## Required work
Copy the lines of the data below exactly, starting at the first and stopping after the line that contains "depth = 48 /"; include no pictures.

Begin Data

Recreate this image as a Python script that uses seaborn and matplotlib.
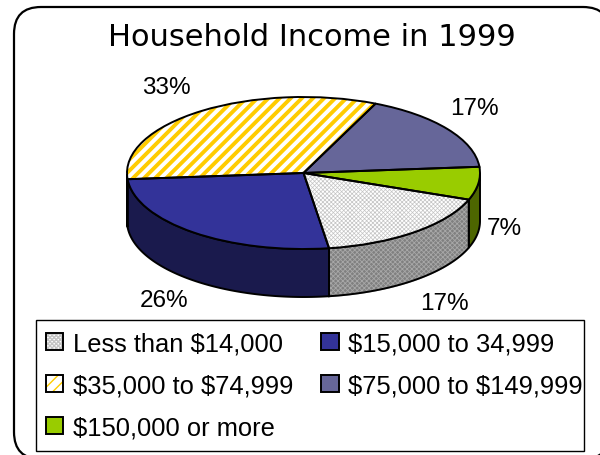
import numpy as np
import seaborn as sns
import matplotlib.pyplot as plt
from matplotlib.legend_handler import HandlerTuple
from matplotlib.patches import FancyBboxPatch, Patch, Polygon, Rectangle

categories = ['Less than $14,000', '$15,000 to 34,999', '$35,000 to $74,999',
              '$75,000 to $149,999', '$150,000 or more']
shares = [17, 26, 33, 17, 7]
top_colors = ['#ffffff', '#333399', '#ffffff', '#666699', '#99cc00']
side_colors = ['#808080', '#1a1a4d', '#806600', '#33334d', '#4d6600']
hatches = ['xxxxxxxx', None, '///', None, None]
hatch_colors = ['#c4c4c4', None, '#ffcc00', None, None]
label_text = ['33%', '17%', '7%', '26%', '17%']

start_angle = -20.5
depth = 48 / 76  # wall height in pie radii

sns.set_theme(style='white', rc={'text.color': 'black', 'text.parse_math': False})
plt.rcParams['font.family'] = ['Liberation Sans', 'DejaVu Sans']

W, H = 600, 456
fig = plt.figure(figsize=(W / 100, H / 100), dpi=100)

# frame and title live on a pixel sized background axes
bg = fig.add_axes([0, 0, 1, 1])
bg.set_xlim(0, W)
bg.set_ylim(H, 0)
bg.axis('off')
bg.add_patch(FancyBboxPatch((14, 8), 596, 452, boxstyle='round,pad=0,rounding_size=27',
                            fc='white', ec='black', lw=1.6))
bg.text(312, 37, 'Household Income in 1999', ha='center', va='center', fontsize=22,
        family='DejaVu Sans')

label_x = [166, 474, 504, 164, 444]
label_y = [88, 109, 229, 301, 304]
for x, y, s in zip(label_x, label_y, label_text):
    bg.text(x, y, s, ha='center', va='center', fontsize=17.5)

# squashed pie: x -1..1 spans 127..480 px, y -1..1 spans 98..250 px
ax = fig.add_axes([127 / W, 1 - 250 / H - depth * 76 / H, 353 / W, (152 + depth * 76) / H])
ax.patch.set_alpha(0)

# side walls, only the front half of the ellipse shows
edges = start_angle - np.cumsum([0] + shares) * 3.6
for i in range(len(shares)):
    a0, a1 = edges[i + 1], edges[i]
    t = np.radians(np.linspace(a0, a1, 120))
    t = t[np.sin(t) <= 0]
    if len(t) < 2:
        continue
    xs, ys = np.cos(t), np.sin(t)
    pts = np.r_[np.c_[xs, ys], np.c_[xs[::-1], ys[::-1] - depth]]
    wall = Polygon(pts, closed=True, fc=side_colors[i], ec='black', lw=1.4, zorder=1)
    if i == 0:
        wall.set_hatch('xxxxxxx')
        wall.set_edgecolor('#a8a8a8')
        wall.set_hatch_linewidth(0.6)
        ax.add_patch(wall)
        ax.add_patch(Polygon(pts, closed=True, fill=False, ec='black', lw=1.4, zorder=1.5))
    else:
        ax.add_patch(wall)

# fill pass with hatching, then outline pass on top
wedges, _ = ax.pie(shares, startangle=start_angle, counterclock=False, colors=top_colors,
                   wedgeprops=dict(lw=0, zorder=2))
for w, h, c in zip(wedges, hatches, hatch_colors):
    if h:
        w.set_hatch(h)
        w.set_edgecolor(c)
        w.set_hatch_linewidth(2.8 if h == '///' else 0.5)
outline, _ = ax.pie(shares, startangle=start_angle, counterclock=False,
                    wedgeprops=dict(fill=False, ec='black', lw=1.4, zorder=3))
ax.set_aspect('auto')
ax.set_xlim(-1, 1)
ax.set_ylim(-1 - depth, 1)
ax.axis('off')
for p in ax.patches:
    p.set_clip_on(False)

# legend box drawn by hand, the text nearly touches its right side
bg.add_patch(Rectangle((35.5, 321), 548, 131, fc='white', ec='black', lw=1))

# columns fill first so reorder to read across the rows
handles = []
for f, h, c in zip(top_colors, hatches, hatch_colors):
    fill = Patch(facecolor=f, edgecolor=c if h else f, hatch=h, lw=0)
    edge = Patch(fill=False, edgecolor='black', lw=1.4)
    handles.append((fill, edge))
order = [0, 2, 4, 1, 3]
leg = bg.legend([handles[i] for i in order], [categories[i] for i in order], ncol=2,
                handler_map={tuple: HandlerTuple(ndivide=1, pad=0)},
                loc='lower left', bbox_to_anchor=(35 / W, 1 - 451 / H),
                bbox_transform=fig.transFigure, fontsize=18.4, frameon=False,
                borderaxespad=0, handlelength=0.68, handleheight=0.65, columnspacing=1.1,
                labelspacing=0.7, handletextpad=0.38, borderpad=0.42)

fig.savefig('out.png', dpi=100)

End Data

## Solved problem
Recreate this image as a Python script that uses seaborn and matplotlib.
import numpy as np
import seaborn as sns
import matplotlib.pyplot as plt
from matplotlib.legend_handler import HandlerTuple
from matplotlib.patches import FancyBboxPatch, Patch, Polygon, Rectangle

categories = ['Less than $14,000', '$15,000 to 34,999', '$35,000 to $74,999',
              '$75,000 to $149,999', '$150,000 or more']
shares = [17, 26, 33, 17, 7]
top_colors = ['#ffffff', '#333399', '#ffffff', '#666699', '#99cc00']
side_colors = ['#808080', '#1a1a4d', '#806600', '#33334d', '#4d6600']
hatches = ['xxxxxxxx', None, '///', None, None]
hatch_colors = ['#c4c4c4', None, '#ffcc00', None, None]
label_text = ['33%', '17%', '7%', '26%', '17%']

start_angle = -20.5
depth = 48 / 76  # wall height in pie radii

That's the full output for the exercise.